Wednesday, September 2, 2015

How shit goes....One more night... no.

I was married prior to mister.  For about five years.  Never liked him and have no clue why I married or stayed.  My mother was beside herself, and at one time came to our home because I'd called saying please help me.  I ran her off that night because he said he was going to kill all my dogs, this was easily 11pm and she was scared for me.  You know this story.  I let it be, then left the following day with all my dogs in a tiny geo metro hatchback. the shit that followed I try not to remember.

Chris White, son if Michael Bianco told me one day that his girl had left him, but that she had written a letter saying he never once hit her.  Because yeah, that's what battered bitches do under duress.  I sorry Chris, but nonsense.  No one does writes a he didn't hit me letter.  My last night left me with three broken ribs and a case of anger I still haven't sorted out.

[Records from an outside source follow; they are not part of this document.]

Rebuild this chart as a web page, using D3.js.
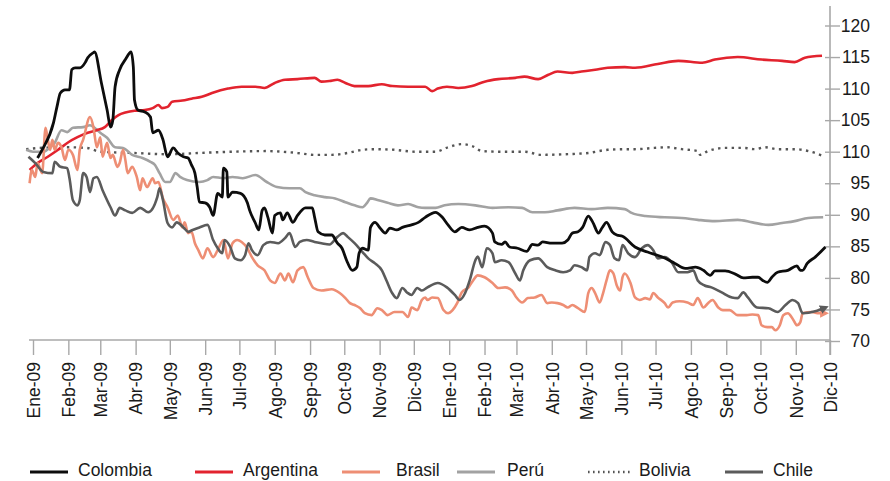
<!DOCTYPE html>
<html><head><meta charset="utf-8">
<script src="https://cdn.jsdelivr.net/npm/d3@7"></script>
<style>
html,body{margin:0;padding:0;background:#fff;}
svg text{font-family:"Liberation Sans",Arial,Helvetica,sans-serif;fill:#1a1a1a;}
</style></head>
<body><svg id="chart" width="890" height="481"></svg>
<script>
// ---- data: [days after 1 Jan 2009, index value] ----
const colombia = [[4,99.0],[8,100.3],[18,104.6],[21,107.1],[24,109.3],[28,109.8],[32,109.8],[34,113.0],[37,113.3],[41,113.3],[46,114.2],[48,114.9],[53,115.7],[54,115.8],[60,110.9],[65,106.6],[68,103.9],[70,105.0],[72,110.3],[76,113.0],[81,114.6],[86,115.8],[88,113.4],[89,108.2],[92,106.6],[98,106.3],[103,105.5],[105,103.0],[110,103.4],[114,101.9],[118,99.2],[123,100.6],[127,99.8],[132,99.2],[136,99.0],[139,97.9],[142,96.6],[144,94.4],[146,92.0],[151,91.9],[155,91.2],[158,89.9],[162,93.4],[166,92.8],[167,97.4],[170,96.8],[171,92.8],[175,93.6],[182,93.4],[188,91.9],[190,90.7],[195,88.7],[198,87.6],[201,90.7],[203,91.1],[206,89.6],[210,87.1],[212,89.9],[217,90.3],[219,89.2],[223,90.3],[228,88.8],[232,89.9],[239,91.1],[245,91.1],[247,89.6],[250,87.3],[256,86.8],[262,86.8],[267,85.5],[271,84.7],[275,82.8],[280,81.2],[284,81.7],[286,83.9],[289,84.7],[294,84.4],[296,88.0],[300,88.8],[304,88.0],[309,87.1],[313,87.9],[319,87.6],[324,88.0],[332,88.4],[338,88.8],[344,89.6],[353,90.4],[359,89.6],[364,88.4],[370,87.3],[376,88.0],[383,87.6],[390,88.0],[396,88.2],[403,87.1],[405,85.7],[411,85.3],[414,85.7],[418,84.9],[425,84.7],[433,84.2],[438,85.3],[443,85.2],[447,85.7],[455,85.5],[464,85.5],[469,86.0],[473,87.1],[478,87.3],[482,88.0],[487,89.8],[491,88.8],[496,87.1],[499,87.9],[503,88.8],[508,87.3],[512,86.8],[517,86.6],[528,84.9],[539,84.1],[552,83.3],[563,82.3],[572,81.5],[581,81.7],[588,81.2],[594,80.4],[598,81.1],[607,81.1],[616,80.6],[623,80.0],[631,80.1],[636,80.1],[640,79.6],[644,79.3],[648,80.1],[653,80.9],[662,81.2],[670,81.9],[673,81.2],[675,81.2],[679,82.3],[686,83.3],[695,84.9]];

const argentina = [[-3,97.1],[4,98.2],[13,99.2],[22,100.3],[31,101.5],[39,102.3],[48,103.0],[56,103.4],[63,103.9],[69,105.0],[75,105.8],[81,106.2],[89,106.5],[98,106.6],[105,106.9],[110,107.4],[113,106.9],[118,107.1],[122,107.9],[131,108.1],[139,108.4],[148,108.7],[157,109.3],[171,110.0],[183,110.3],[195,110.3],[203,110.1],[212,110.9],[221,111.4],[232,111.5],[247,111.7],[253,111.1],[260,111.2],[267,111.4],[274,110.9],[282,110.4],[294,110.4],[306,110.7],[315,110.4],[329,110.3],[344,110.3],[350,109.6],[355,110.0],[363,110.3],[373,110.1],[385,110.4],[396,111.1],[408,111.5],[423,111.7],[431,111.9],[443,111.5],[452,112.2],[460,112.7],[473,112.5],[481,112.7],[493,113.0],[504,113.3],[519,113.4],[528,113.3],[548,113.9],[566,114.4],[587,114.1],[598,114.6],[618,115.0],[639,114.6],[657,114.4],[668,114.2],[677,114.9],[692,115.2]];

const brasil = [[-3,95.0],[-1,97.1],[2,96.0],[4,98.2],[8,96.6],[11,103.8],[13,101.9],[15,100.3],[17,101.9],[19,100.3],[22,101.4],[25,100.7],[28,98.7],[31,100.3],[35,99.5],[39,97.1],[41,100.3],[44,101.9],[50,105.5],[53,103.9],[56,100.7],[59,102.3],[61,99.2],[65,101.4],[68,99.0],[70,99.5],[74,97.6],[76,98.2],[79,100.3],[81,98.7],[83,96.6],[87,97.6],[91,96.0],[94,93.9],[96,95.8],[100,94.4],[105,95.8],[107,95.0],[110,95.2],[114,92.6],[118,91.2],[123,89.2],[127,89.9],[131,88.0],[133,88.8],[136,87.1],[139,87.3],[142,85.5],[145,84.4],[149,83.1],[153,84.7],[158,83.3],[162,84.4],[167,86.0],[171,83.1],[175,85.5],[179,86.0],[183,85.7],[188,84.7],[192,83.3],[197,82.0],[203,81.2],[208,79.6],[212,79.2],[217,80.7],[221,79.6],[224,80.7],[228,79.3],[232,81.2],[237,81.7],[241,80.1],[246,78.4],[253,78.0],[262,78.2],[269,77.6],[274,76.8],[278,76.0],[282,75.7],[287,75.2],[291,74.4],[297,74.1],[302,75.2],[306,74.9],[311,74.1],[317,74.6],[324,74.6],[329,73.8],[332,75.3],[337,74.9],[341,76.5],[344,76.9],[346,76.5],[350,76.9],[355,76.8],[360,74.9],[364,74.4],[368,74.9],[372,76.0],[376,77.7],[382,78.5],[386,79.6],[390,80.4],[396,80.1],[403,79.2],[408,78.4],[414,78.5],[420,78.0],[424,76.9],[429,76.1],[434,76.8],[440,76.9],[446,77.3],[451,76.0],[455,76.1],[460,76.0],[465,75.7],[469,75.3],[473,75.7],[478,75.2],[484,74.6],[487,77.6],[490,78.4],[493,77.6],[497,76.1],[500,77.6],[503,79.6],[506,81.2],[509,80.7],[512,78.8],[515,78.0],[517,80.1],[519,80.7],[524,79.2],[528,76.9],[532,76.5],[537,76.8],[541,76.6],[544,77.6],[548,76.9],[554,76.0],[557,75.3],[561,76.1],[567,76.3],[574,76.1],[579,75.7],[583,76.8],[588,75.3],[592,76.0],[596,76.5],[601,75.3],[605,74.9],[611,74.9],[618,74.1],[626,74.1],[631,74.2],[636,74.1],[639,72.5],[644,72.2],[648,72.2],[651,71.7],[655,72.5],[658,74.1],[662,74.4],[667,73.3],[670,72.5],[673,73.0],[675,74.4],[683,74.6],[688,74.4],[695,74.4]];

const peru = [[-6,100.3],[0,100.0],[9,100.0],[15,100.7],[19,101.4],[25,103.4],[30,103.1],[35,103.8],[44,103.9],[50,104.2],[54,103.8],[59,103.0],[65,102.2],[72,100.7],[79,100.6],[87,99.5],[96,99.0],[103,98.4],[107,97.9],[111,96.6],[116,95.2],[120,95.2],[125,96.6],[129,96.0],[135,95.5],[146,95.2],[153,95.5],[158,96.0],[167,95.8],[175,96.0],[184,95.8],[195,96.3],[205,95.2],[214,94.4],[225,94.2],[234,94.2],[239,93.6],[247,93.1],[256,92.8],[265,92.6],[274,92.0],[282,91.5],[289,91.2],[293,91.9],[296,92.6],[303,92.3],[311,91.9],[320,91.5],[329,91.7],[338,91.2],[344,91.1],[353,91.1],[361,91.5],[373,91.7],[388,91.5],[403,91.1],[417,91.2],[429,91.1],[438,90.4],[449,90.4],[460,90.7],[475,91.1],[490,90.9],[504,91.1],[519,90.9],[525,90.3],[537,89.8],[554,89.6],[569,89.5],[583,89.2],[598,89.0],[618,89.2],[631,88.8],[645,88.4],[657,88.7],[668,89.0],[680,89.5],[693,89.6]];

const bolivia = [[-6,100.4],[6,100.6],[30,100.7],[47,100.6],[59,100.0],[88,99.8],[118,99.6],[146,99.8],[175,100.0],[206,100.1],[218,100.0],[232,99.8],[247,99.5],[262,99.5],[276,99.8],[289,100.3],[300,100.4],[317,100.3],[335,100.0],[353,100.0],[364,100.7],[376,101.2],[385,100.9],[394,100.1],[411,100.0],[431,100.0],[446,99.5],[467,99.6],[487,99.8],[504,100.3],[519,100.4],[528,100.4],[545,100.6],[556,100.7],[569,100.4],[583,100.1],[585,99.5],[592,100.1],[607,100.6],[624,100.6],[633,100.4],[642,100.7],[653,100.4],[668,100.4],[680,100.1],[693,99.3]];

const chile = [[-4,99.2],[2,98.2],[9,96.8],[17,96.6],[19,98.4],[24,97.6],[30,97.4],[32,95.8],[35,92.3],[39,91.5],[41,92.3],[44,96.6],[47,96.0],[50,93.6],[53,95.8],[56,96.0],[61,93.9],[68,91.2],[72,89.9],[76,91.1],[81,90.7],[87,90.3],[94,91.1],[101,90.4],[109,92.8],[111,94.2],[114,92.3],[118,88.7],[122,88.0],[126,88.8],[132,88.0],[136,87.3],[140,87.6],[146,88.0],[153,88.4],[158,86.0],[162,84.7],[166,83.9],[168,86.0],[173,84.9],[177,83.1],[182,82.8],[186,83.6],[189,85.5],[192,84.4],[197,83.6],[202,85.2],[208,85.7],[215,85.5],[221,86.3],[225,87.1],[230,84.9],[234,85.7],[240,86.0],[247,85.7],[253,85.5],[260,85.3],[267,86.5],[272,87.1],[276,86.5],[282,85.5],[289,84.1],[294,83.1],[300,82.3],[306,81.2],[310,79.6],[315,77.6],[319,76.8],[324,78.4],[328,77.7],[332,77.3],[337,78.4],[341,78.0],[346,78.5],[355,79.2],[363,78.5],[370,77.3],[374,76.5],[379,77.6],[383,79.6],[388,82.8],[390,83.4],[394,81.7],[398,84.7],[403,83.9],[405,82.5],[411,82.8],[417,82.5],[423,80.7],[427,79.6],[430,81.2],[436,82.8],[443,83.1],[451,81.7],[458,81.2],[465,80.9],[471,81.2],[475,82.0],[481,81.7],[486,81.2],[488,83.3],[493,83.9],[497,83.6],[502,85.7],[506,85.2],[510,83.1],[514,82.8],[517,85.2],[522,83.9],[528,83.3],[534,84.7],[539,85.2],[544,84.4],[548,83.1],[554,83.3],[560,82.5],[566,80.9],[574,80.9],[579,81.2],[583,79.6],[589,78.8],[595,78.5],[604,77.7],[613,76.9],[618,76.8],[623,77.7],[627,76.9],[635,75.3],[645,75.2],[653,74.6],[660,75.7],[666,76.5],[671,76.0],[675,74.4],[686,74.7],[695,75.3]];

const seriesNames = ["Colombia","Argentina","Brasil","Perú","Bolivia","Chile"];
const xTickLabels = ["Ene-09","Feb-09","Mar-09","Abr-09","May-09","Jun-09","Jul-09","Ago-09","Sep-09","Oct-09","Nov-09","Dic-09",
                     "Ene-10","Feb-10","Mar-10","Abr-10","May-10","Jun-10","Jul-10","Ago-10","Sep-10","Oct-10","Nov-10","Dic-10"];
const yTickValues = [70,75,80,85,90,95,100,105,110,115,120];
const yTickLabels = ["70","75","80","85","90","95","110","105","110","115","120"];

// ---- styles ----
const styles = {
  "Colombia": {color:"#0d0d0d", width:2.8, dash:null, marker:false},
  "Argentina":{color:"#e2232e", width:2.6, dash:null, marker:false},
  "Brasil":   {color:"#ee8e74", width:2.6, dash:null, marker:true},
  "Perú":     {color:"#a2a2a2", width:2.6, dash:null, marker:false},
  "Bolivia":  {color:"#555555", width:2.4, dash:"2.4,4.4", marker:false},
  "Chile":    {color:"#5b5b5b", width:2.6, dash:null, marker:true}
};
const seriesData = [colombia, argentina, brasil, peru, bolivia, chile];

const svg = d3.select("#chart");
const base = new Date(2009,0,1);
const toDate = d => d3.timeDay.offset(base, d);

const x = d3.scaleTime().domain([base, new Date(2010,11,1)]).range([33, 830]);
const y = d3.scaleLinear().domain([70,120]).range([341, 25.5]);

const axisColor = "#a8a8a8";

// x axis
const monthTicks = d3.timeMonth.range(base, new Date(2010,11,2));
const xAxis = d3.axisBottom(x).tickValues(monthTicks)
  .tickFormat((d,i) => xTickLabels[i]).tickSize(15).tickPadding(7);
const gx = svg.append("g").attr("transform","translate(0,340)").call(xAxis);
gx.select(".domain").remove();
gx.selectAll(".tick line").attr("stroke",axisColor).attr("stroke-width",1.4);
gx.selectAll(".tick text")
  .attr("transform","rotate(-90)")
  .attr("text-anchor","end")
  .attr("x",-22).attr("y",0).attr("dy","0.36em")
  .style("font-size","17.5px");
svg.append("line").attr("x1",29).attr("x2",830).attr("y1",340).attr("y2",340)
  .attr("stroke",axisColor).attr("stroke-width",1.6);

// y axis (right)
const yAxis = d3.axisRight(y).tickValues(yTickValues)
  .tickFormat((d,i) => yTickLabels[i]).tickSize(10).tickPadding(0);
const gy = svg.append("g").attr("transform","translate(830,0)").call(yAxis);
gy.select(".domain").remove();
gy.selectAll(".tick line").attr("x1",-5).attr("x2",10).attr("stroke",axisColor).attr("stroke-width",1.4);
gy.selectAll(".tick text").attr("x",40).attr("text-anchor","end").style("font-size","17.5px");
svg.append("line").attr("x1",830).attr("x2",830).attr("y1",6).attr("y2",355)
  .attr("stroke",axisColor).attr("stroke-width",1.6);

// markers
const defs = svg.append("defs");
seriesNames.forEach((n,i) => {
  defs.append("marker").attr("id","arr"+i).attr("viewBox","0 0 10 10")
    .attr("refX",6).attr("refY",5).attr("markerWidth",3.4).attr("markerHeight",3.4)
    .attr("orient","auto").attr("markerUnits","strokeWidth")
    .append("path").attr("d","M0,0 L10,5 L0,10 Z").attr("fill",styles[n].color);
});

// lines
const line = d3.line().x(d => x(toDate(d[0]))).y(d => y(d[1])).curve(d3.curveMonotoneX);
const drawOrder = [4,3,1,2,5,0];
drawOrder.forEach(i => {
  const n = seriesNames[i], s = styles[n];
  const p = svg.append("path").datum(seriesData[i])
    .attr("d", line).attr("fill","none")
    .attr("stroke", s.color).attr("stroke-width", s.width)
    .attr("stroke-linejoin","round");
  if (s.dash) p.attr("stroke-dasharray", s.dash);
  if (s.marker) p.attr("marker-end","url(#arr"+i+")");
});

// legend
const legendX = [30,195,342,457,588,725];
const lg = svg.append("g").attr("transform","translate(0,472)");
seriesNames.forEach((n,i) => {
  const s = styles[n];
  const g = lg.append("g").attr("transform",`translate(${legendX[i]},0)`);
  const l = g.append("line").attr("x1",0).attr("x2", n==="Bolivia"?42:38).attr("y1",0).attr("y2",0)
    .attr("stroke",s.color).attr("stroke-width",3);
  if (s.dash) l.attr("stroke-dasharray","1.6,3.4").attr("stroke-width",2.4);
  g.append("text").attr("x", n==="Bolivia"?51:(n==="Brasil"?54:(n==="Perú"?50:48))).attr("y",4)
    .style("font-size","17.5px").text(n);
});
</script></body></html>
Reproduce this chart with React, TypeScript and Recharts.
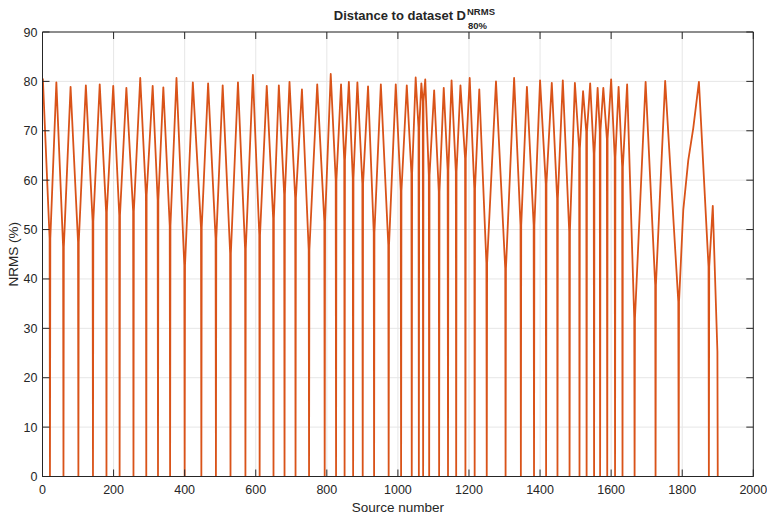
import React from 'react';
import { LineChart, Line, XAxis, YAxis, CartesianGrid, ReferenceArea, Customized } from 'recharts';

// ---- data ----
const startSources = [1];
const startValues = [80.6];

// sources belonging to the dataset (distance 0) and the distance just next to them
const zeroSources = [21, 59, 101, 142, 180, 217, 256, 292, 325, 359, 400, 447, 488, 529, 571, 611, 650, 681, 712, 750, 794, 826, 850, 874, 901, 933, 974, 1009, 1039, 1059, 1071, 1088, 1116, 1141, 1164, 1190, 1216, 1250, 1303, 1346, 1383, 1417, 1449, 1483, 1511, 1531, 1552, 1569, 1589, 1611, 1632, 1666, 1725, 1790, 1875];
const troughValues = [48.2, 46.5, 47.5, 51.7, 53.5, 52.9, 53.7, 57.0, 56.0, 50.8, 42.8, 50.4, 48.2, 45.2, 46.1, 48.9, 52.3, 57.1, 56.4, 45.9, 51.7, 60.0, 64.1, 60.4, 59.3, 49.4, 46.9, 57.8, 61.4, 70.6, 76.0, 61.0, 57.7, 62.0, 61.7, 64.4, 58.3, 43.2, 42.1, 50.9, 50.9, 59.3, 56.3, 49.6, 66.4, 69.8, 65.4, 70.1, 68.4, 64.7, 62.7, 32.0, 38.8, 35.4, 42.5];

// local maxima between dataset sources
const peakSources = [39, 79, 122, 161, 199, 236, 275, 310, 340, 377, 423, 466, 507, 550, 592, 631, 665, 695, 730, 773, 811, 840, 862, 886, 916, 952, 994, 1025, 1050, 1066, 1077, 1102, 1129, 1151, 1176, 1202, 1229, 1276, 1327, 1363, 1400, 1433, 1464, 1498, 1521, 1541, 1562, 1578, 1600, 1621, 1645, 1697, 1752, 1847, 1886];
const peakValues = [79.8, 78.9, 79.2, 79.4, 79.1, 78.7, 80.7, 79.1, 78.8, 80.7, 79.8, 79.6, 79.2, 79.8, 81.3, 79.1, 79.2, 79.9, 78.4, 79.4, 81.5, 79.4, 79.9, 79.8, 79.0, 79.4, 79.4, 79.2, 80.8, 79.6, 80.4, 78.2, 78.7, 80.2, 79.2, 80.7, 78.4, 80.0, 80.7, 78.9, 80.2, 79.7, 80.2, 79.7, 78.0, 79.6, 78.7, 78.7, 80.4, 78.9, 79.4, 79.9, 80.1, 79.9, 54.8];

// other points
const extraSources = [1803, 1817, 1831, 1899, 1900];
const extraValues = [54.0, 64.0, 70.5, 25.3, 0];

const xTicks = [0, 200, 400, 600, 800, 1000, 1200, 1400, 1600, 1800, 2000];
const yTicks = [0, 10, 20, 30, 40, 50, 60, 70, 80, 90];

// ---- build table ----
const pts: { x: number; y: number }[] = [];
startSources.forEach((s, i) => pts.push({ x: s, y: startValues[i] }));
zeroSources.forEach((s, i) => {
  pts.push({ x: s - 1, y: troughValues[i] });
  pts.push({ x: s, y: 0 });
  pts.push({ x: s + 1, y: troughValues[i] });
});
peakSources.forEach((s, i) => pts.push({ x: s, y: peakValues[i] }));
extraSources.forEach((s, i) => pts.push({ x: s, y: extraValues[i] }));
pts.sort((a, b) => a.x - b.x);

// ---- layout ----
const W = 767;
const H = 521;
const PL = 42.5;
const PR = 753.3;
const PT = 32;
const PB = 476.5;
const FONT = '"Liberation Sans", Arial, Helvetica, sans-serif';
const TXT = '#262626';
const TL = 7;

const XTick = (props: any) => {
  const { x, payload } = props;
  return (
    <g>
      <line x1={x} x2={x} y1={PB} y2={PB - TL} stroke={TXT} strokeWidth={1} />
      <line x1={x} x2={x} y1={PT} y2={PT + TL} stroke={TXT} strokeWidth={1} />
      <text x={x} y={PB + 17} textAnchor="middle" fontSize={12.5} fontFamily={FONT} fill={TXT}>
        {payload.value}
      </text>
    </g>
  );
};

const YTick = (props: any) => {
  const { y, payload } = props;
  return (
    <g>
      <line x1={PL} x2={PL + TL} y1={y} y2={y} stroke={TXT} strokeWidth={1} />
      <line x1={PR} x2={PR - TL} y1={y} y2={y} stroke={TXT} strokeWidth={1} />
      <text x={PL - 5} y={y} dy="0.36em" textAnchor="end" fontSize={12.5} fontFamily={FONT} fill={TXT}>
        {payload.value}
      </text>
    </g>
  );
};

const Texts = () => (
  <g fontFamily={FONT} fill={TXT}>
    <text x={466} y={20} textAnchor="end" fontSize={13} fontWeight="bold">
      Distance to dataset D
    </text>
    <text x={467} y={14.5} fontSize={9.5} fontWeight="bold">
      NRMS
    </text>
    <text x={468} y={28.5} fontSize={9.5} fontWeight="bold">
      80%
    </text>
    <text x={(PL + PR) / 2} y={512} textAnchor="middle" fontSize={13.5}>
      Source number
    </text>
    <text
      x={18}
      y={(PT + PB) / 2}
      textAnchor="middle"
      fontSize={13.5}
      transform={`rotate(-90 18 ${(PT + PB) / 2})`}
    >
      NRMS (%)
    </text>
  </g>
);

export default function App() {
  const XH = 30;
  const YW = 35;
  return (
    <div style={{ position: 'fixed', left: 0, top: 0, width: W, height: H, background: '#fff' }}>
      <LineChart
        width={W}
        height={H}
        data={pts}
        margin={{ top: PT, left: PL - YW, right: W - PR, bottom: H - PB - XH }}
      >
        <CartesianGrid stroke="#e6e6e6" strokeWidth={1} />
        <XAxis
          type="number"
          dataKey="x"
          domain={[0, 2000]}
          ticks={xTicks}
          interval={0}
          height={XH}
          axisLine={{ stroke: TXT, strokeWidth: 1 }}
          tickLine={false}
          tick={<XTick />}
          allowDataOverflow
        />
        <YAxis
          type="number"
          domain={[0, 90]}
          ticks={yTicks}
          interval={0}
          width={YW}
          axisLine={{ stroke: TXT, strokeWidth: 1 }}
          tickLine={false}
          tick={<YTick />}
          allowDataOverflow
        />
        <Line
          type="linear"
          dataKey="y"
          stroke="#D95319"
          strokeWidth={1.8}
          strokeLinejoin="round"
          dot={false}
          activeDot={false}
          isAnimationActive={false}
        />
        <ReferenceArea x1={0} x2={2000} y1={0} y2={90} fill="none" stroke={TXT} strokeWidth={1} ifOverflow="visible" />
        <Customized component={Texts} />
      </LineChart>
    </div>
  );
}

We fought a lot more than I'll ever tell, I box better than I look.  It was a sickness and that is when I decided I needed the sock.  It's not easy being in an abusive relationship, from either side.  I can say I hit him good enough that I earned those broken ribs.  Bygones fuckers, I don't like to hit but I'll break my hand forever if ever hurt me that bad and say you gonna kill my kids, I flung at him hard, really hard for the little bitch I am. He was bleeding good, and that's when he hit my ribs. I regret nothing other than his stupidity to get aggressive.  I would not have swung had he not threatened - and he MEANT it, to hurt the dogs.  I'd had enough.  I fully admit I went at him hard, full beat box, gorging eyes and swinging at nose.  I am not a hitter normally, I do better by words, but I had simply been pushed too far and went at him like a banshee.  He came back at me etc.  Ribs heal, memories are a bit harder.  I'm older now, handle myself better but heh, I'd box that fucker again, I know from experience he is a sloppy fighter.  :)  And no, I didn't win that battle but I fought my little wings out.